_Objective_
Set all the material down again unchanged, without the pictures.

━━━━━━━━

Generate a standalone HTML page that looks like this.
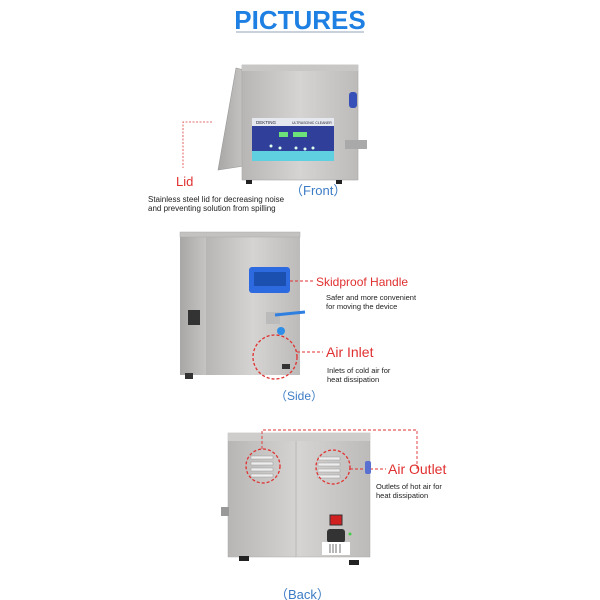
<!DOCTYPE html>
<html><head><meta charset="utf-8"><style>
html,body{margin:0;padding:0;background:#fff;width:600px;height:600px;overflow:hidden}
svg{display:block}
</style></head><body>
<svg width="600" height="600" viewBox="0 0 600 600" xmlns="http://www.w3.org/2000/svg" font-family="Liberation Sans, sans-serif">
<defs>
<linearGradient id="steel" x1="0" y1="0" x2="1" y2="0">
<stop offset="0" stop-color="#b8b6b4"/><stop offset="0.5" stop-color="#d6d4d2"/><stop offset="1" stop-color="#bdbbb9"/>
</linearGradient>
<linearGradient id="steel2" x1="0" y1="0" x2="1" y2="0">
<stop offset="0" stop-color="#a9a7a5"/><stop offset="1" stop-color="#c6c4c2"/>
</linearGradient>
</defs>
<!-- title -->
<text x="300" y="29" text-anchor="middle" font-size="26" font-weight="bold" fill="#1f80e3">PICTURES</text>
<rect x="236" y="31" width="128" height="2" fill="#c9d2dc"/>

<!-- FRONT -->
<polygon points="218,170 236,68 244,70 244,166" fill="url(#steel2)" stroke="#999" stroke-width="0.6"/>
<rect x="242" y="65" width="116" height="115" fill="url(#steel)" stroke="#a8a6a4" stroke-width="0.6"/>
<rect x="242" y="65" width="116" height="6" fill="#c9c7c5"/>
<rect x="252" y="118" width="82" height="43" fill="#2f3f9a"/>
<rect x="252" y="118" width="82" height="8" fill="#e6e8f0"/>
<text x="256" y="124" font-size="4.5" fill="#223">DEKTING</text>
<text x="292" y="124" font-size="3.5" fill="#223">ULTRASONIC CLEANER</text>
<rect x="252" y="151" width="82" height="10" fill="#5fd0e0"/>
<rect x="279" y="132" width="9" height="5" fill="#6de27a"/>
<rect x="293" y="132" width="14" height="5" fill="#6de27a"/>
<circle cx="271" cy="146" r="1.5" fill="#dfe"/><circle cx="280" cy="148" r="1.5" fill="#dfe"/>
<circle cx="296" cy="148" r="1.5" fill="#dfe"/><circle cx="305" cy="149" r="1.5" fill="#dfe"/><circle cx="313" cy="148" r="1.5" fill="#dfe"/>
<rect x="349" y="92" width="8" height="16" rx="3" fill="#3650b8"/>
<rect x="345" y="140" width="22" height="9" fill="#a9a9a9"/>
<rect x="246" y="180" width="6" height="4" fill="#222"/><rect x="336" y="180" width="6" height="4" fill="#222"/>
<path d="M212,122 H183 V168" fill="none" stroke="#e03c3c" stroke-width="0.8" stroke-dasharray="2,1.5"/>
<text x="176" y="186" font-size="13" fill="#e03030">Lid</text>
<text x="148" y="202" font-size="8" fill="#222">Stainless steel lid for decreasing noise</text>
<text x="148" y="211" font-size="8" fill="#222">and preventing solution from spilling</text>
<text x="290" y="195" font-size="13" fill="#3c7cc4">（Front）</text>

<!-- SIDE -->
<rect x="180" y="233" width="26" height="142" fill="url(#steel2)"/>
<rect x="206" y="233" width="94" height="142" fill="url(#steel)"/>
<rect x="180" y="232" width="120" height="5" fill="#c4c2c0" stroke="#aaa" stroke-width="0.5"/>
<rect x="249" y="267" width="41" height="26" rx="3" fill="#2d6ae0"/>
<rect x="254" y="272" width="32" height="14" fill="#1b4fb0"/>
<rect x="188" y="310" width="12" height="15" fill="#333"/>
<rect x="266" y="312" width="14" height="12" fill="#bbb"/>
<path d="M275,315 L305,312" stroke="#2f7fe0" stroke-width="3"/>
<circle cx="281" cy="331" r="4" fill="#2f8fe8"/>
<rect x="185" y="373" width="8" height="6" fill="#333"/><rect x="282" y="364" width="8" height="5" fill="#333"/>
<circle cx="275" cy="357" r="22" fill="none" stroke="#e03030" stroke-width="1.3" stroke-dasharray="3,2"/>
<path d="M290,281 H314" stroke="#e03030" stroke-width="1" stroke-dasharray="3,2"/>
<path d="M297,352 H323" stroke="#e03030" stroke-width="1" stroke-dasharray="3,2"/>
<text x="316" y="286" font-size="12" fill="#e03030">Skidproof Handle</text>
<text x="326" y="300" font-size="7.5" fill="#222">Safer and more convenient</text>
<text x="326" y="309" font-size="7.5" fill="#222">for moving the device</text>
<text x="326" y="357" font-size="14" fill="#e03030">Air Inlet</text>
<text x="327" y="373" font-size="7.5" fill="#222">Inlets of cold air for</text>
<text x="327" y="382" font-size="7.5" fill="#222">heat dissipation</text>
<text x="275" y="400" font-size="12" fill="#3c7cc4">（Side）</text>

<!-- BACK -->
<rect x="228" y="433" width="142" height="124" fill="url(#steel)" stroke="#aaa" stroke-width="0.5"/>
<rect x="228" y="433" width="142" height="8" fill="#cfcdcb"/>
<line x1="296" y1="441" x2="296" y2="557" stroke="#aaa" stroke-width="0.6"/>
<g fill="#eee" stroke="#999" stroke-width="0.5">
<rect x="251" y="456" width="22" height="3"/><rect x="251" y="462" width="22" height="3"/><rect x="251" y="468" width="22" height="3"/><rect x="251" y="474" width="22" height="3"/>
<rect x="318" y="457" width="22" height="3"/><rect x="318" y="463" width="22" height="3"/><rect x="318" y="469" width="22" height="3"/><rect x="318" y="475" width="22" height="3"/>
</g>
<circle cx="263" cy="466" r="17" fill="none" stroke="#e03030" stroke-width="1.3" stroke-dasharray="3,2"/>
<circle cx="333" cy="467" r="17" fill="none" stroke="#e03030" stroke-width="1.3" stroke-dasharray="3,2"/>
<path d="M262,449 V430 H417 V469" fill="none" stroke="#e03030" stroke-width="0.9" stroke-dasharray="3,2"/>
<path d="M350,469 H386" stroke="#e03030" stroke-width="1" stroke-dasharray="3,2"/>
<rect x="365" y="461" width="6" height="13" rx="2" fill="#5a70d0"/>
<text x="388" y="474" font-size="14" fill="#e03030">Air Outlet</text>
<text x="376" y="489" font-size="7.5" fill="#222">Outlets of hot air for</text>
<text x="376" y="498" font-size="7.5" fill="#222">heat dissipation</text>
<rect x="221" y="507" width="8" height="9" fill="#999"/>
<rect x="330" y="515" width="12" height="10" fill="#d02020" stroke="#333"/>
<rect x="327" y="529" width="18" height="14" rx="3" fill="#333"/>
<circle cx="350" cy="534" r="1.5" fill="#4c4"/>
<rect x="322" y="542" width="28" height="13" fill="#fff"/>
<g stroke="#333" stroke-width="0.7"><line x1="330" y1="544" x2="330" y2="553"/><line x1="333" y1="544" x2="333" y2="553"/><line x1="336" y1="544" x2="336" y2="553"/><line x1="340" y1="544" x2="340" y2="553"/></g>
<rect x="239" y="556" width="10" height="5" fill="#222"/><rect x="349" y="560" width="10" height="5" fill="#222"/>
<text x="275" y="599" font-size="13" fill="#3c7cc4">（Back）</text>
</svg>
</body></html>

━━━━━━━━

_Exercise result_
Generate a standalone HTML page that looks like this.
<!DOCTYPE html>
<html><head><meta charset="utf-8"><style>
html,body{margin:0;padding:0;background:#fff;width:600px;height:600px;overflow:hidden}
svg{display:block}
</style></head><body>
<svg width="600" height="600" viewBox="0 0 600 600" xmlns="http://www.w3.org/2000/svg" font-family="Liberation Sans, sans-serif">
<defs>
<linearGradient id="steel" x1="0" y1="0" x2="1" y2="0">
<stop offset="0" stop-color="#b8b6b4"/><stop offset="0.5" stop-color="#d6d4d2"/><stop offset="1" stop-color="#bdbbb9"/>
</linearGradient>
<linearGradient id="steel2" x1="0" y1="0" x2="1" y2="0">
<stop offset="0" stop-color="#a9a7a5"/><stop offset="1" stop-color="#c6c4c2"/>
</linearGradient>
</defs>
<!-- title -->
<text x="300" y="29" text-anchor="middle" font-size="26" font-weight="bold" fill="#1f80e3">PICTURES</text>
<rect x="236" y="31" width="128" height="2" fill="#c9d2dc"/>

<!-- FRONT -->
<polygon points="218,170 236,68 244,70 244,166" fill="url(#steel2)" stroke="#999" stroke-width="0.6"/>
<rect x="242" y="65" width="116" height="115" fill="url(#steel)" stroke="#a8a6a4" stroke-width="0.6"/>
<rect x="242" y="65" width="116" height="6" fill="#c9c7c5"/>
<rect x="252" y="118" width="82" height="43" fill="#2f3f9a"/>
<rect x="252" y="118" width="82" height="8" fill="#e6e8f0"/>
<text x="256" y="124" font-size="4.5" fill="#223">DEKTING</text>
<text x="292" y="124" font-size="3.5" fill="#223">ULTRASONIC CLEANER</text>
<rect x="252" y="151" width="82" height="10" fill="#5fd0e0"/>
<rect x="279" y="132" width="9" height="5" fill="#6de27a"/>
<rect x="293" y="132" width="14" height="5" fill="#6de27a"/>
<circle cx="271" cy="146" r="1.5" fill="#dfe"/><circle cx="280" cy="148" r="1.5" fill="#dfe"/>
<circle cx="296" cy="148" r="1.5" fill="#dfe"/><circle cx="305" cy="149" r="1.5" fill="#dfe"/><circle cx="313" cy="148" r="1.5" fill="#dfe"/>
<rect x="349" y="92" width="8" height="16" rx="3" fill="#3650b8"/>
<rect x="345" y="140" width="22" height="9" fill="#a9a9a9"/>
<rect x="246" y="180" width="6" height="4" fill="#222"/><rect x="336" y="180" width="6" height="4" fill="#222"/>
<path d="M212,122 H183 V168" fill="none" stroke="#e03c3c" stroke-width="0.8" stroke-dasharray="2,1.5"/>
<text x="176" y="186" font-size="13" fill="#e03030">Lid</text>
<text x="148" y="202" font-size="8" fill="#222">Stainless steel lid for decreasing noise</text>
<text x="148" y="211" font-size="8" fill="#222">and preventing solution from spilling</text>
<text x="290" y="195" font-size="13" fill="#3c7cc4">（Front）</text>

<!-- SIDE -->
<rect x="180" y="233" width="26" height="142" fill="url(#steel2)"/>
<rect x="206" y="233" width="94" height="142" fill="url(#steel)"/>
<rect x="180" y="232" width="120" height="5" fill="#c4c2c0" stroke="#aaa" stroke-width="0.5"/>
<rect x="249" y="267" width="41" height="26" rx="3" fill="#2d6ae0"/>
<rect x="254" y="272" width="32" height="14" fill="#1b4fb0"/>
<rect x="188" y="310" width="12" height="15" fill="#333"/>
<rect x="266" y="312" width="14" height="12" fill="#bbb"/>
<path d="M275,315 L305,312" stroke="#2f7fe0" stroke-width="3"/>
<circle cx="281" cy="331" r="4" fill="#2f8fe8"/>
<rect x="185" y="373" width="8" height="6" fill="#333"/><rect x="282" y="364" width="8" height="5" fill="#333"/>
<circle cx="275" cy="357" r="22" fill="none" stroke="#e03030" stroke-width="1.3" stroke-dasharray="3,2"/>
<path d="M290,281 H314" stroke="#e03030" stroke-width="1" stroke-dasharray="3,2"/>
<path d="M297,352 H323" stroke="#e03030" stroke-width="1" stroke-dasharray="3,2"/>
<text x="316" y="286" font-size="12" fill="#e03030">Skidproof Handle</text>
<text x="326" y="300" font-size="7.5" fill="#222">Safer and more convenient</text>
<text x="326" y="309" font-size="7.5" fill="#222">for moving the device</text>
<text x="326" y="357" font-size="14" fill="#e03030">Air Inlet</text>
<text x="327" y="373" font-size="7.5" fill="#222">Inlets of cold air for</text>
<text x="327" y="382" font-size="7.5" fill="#222">heat dissipation</text>
<text x="275" y="400" font-size="12" fill="#3c7cc4">（Side）</text>

<!-- BACK -->
<rect x="228" y="433" width="142" height="124" fill="url(#steel)" stroke="#aaa" stroke-width="0.5"/>
<rect x="228" y="433" width="142" height="8" fill="#cfcdcb"/>
<line x1="296" y1="441" x2="296" y2="557" stroke="#aaa" stroke-width="0.6"/>
<g fill="#eee" stroke="#999" stroke-width="0.5">
<rect x="251" y="456" width="22" height="3"/><rect x="251" y="462" width="22" height="3"/><rect x="251" y="468" width="22" height="3"/><rect x="251" y="474" width="22" height="3"/>
<rect x="318" y="457" width="22" height="3"/><rect x="318" y="463" width="22" height="3"/><rect x="318" y="469" width="22" height="3"/><rect x="318" y="475" width="22" height="3"/>
</g>
<circle cx="263" cy="466" r="17" fill="none" stroke="#e03030" stroke-width="1.3" stroke-dasharray="3,2"/>
<circle cx="333" cy="467" r="17" fill="none" stroke="#e03030" stroke-width="1.3" stroke-dasharray="3,2"/>
<path d="M262,449 V430 H417 V469" fill="none" stroke="#e03030" stroke-width="0.9" stroke-dasharray="3,2"/>
<path d="M350,469 H386" stroke="#e03030" stroke-width="1" stroke-dasharray="3,2"/>
<rect x="365" y="461" width="6" height="13" rx="2" fill="#5a70d0"/>
<text x="388" y="474" font-size="14" fill="#e03030">Air Outlet</text>
<text x="376" y="489" font-size="7.5" fill="#222">Outlets of hot air for</text>
<text x="376" y="498" font-size="7.5" fill="#222">heat dissipation</text>
<rect x="221" y="507" width="8" height="9" fill="#999"/>
<rect x="330" y="515" width="12" height="10" fill="#d02020" stroke="#333"/>
<rect x="327" y="529" width="18" height="14" rx="3" fill="#333"/>
<circle cx="350" cy="534" r="1.5" fill="#4c4"/>
<rect x="322" y="542" width="28" height="13" fill="#fff"/>
<g stroke="#333" stroke-width="0.7"><line x1="330" y1="544" x2="330" y2="553"/><line x1="333" y1="544" x2="333" y2="553"/><line x1="336" y1="544" x2="336" y2="553"/><line x1="340" y1="544" x2="340" y2="553"/></g>
<rect x="239" y="556" width="10" height="5" fill="#222"/><rect x="349" y="560" width="10" height="5" fill="#222"/>
<text x="275" y="599" font-size="13" fill="#3c7cc4">（Back）</text>
</svg>
</body></html>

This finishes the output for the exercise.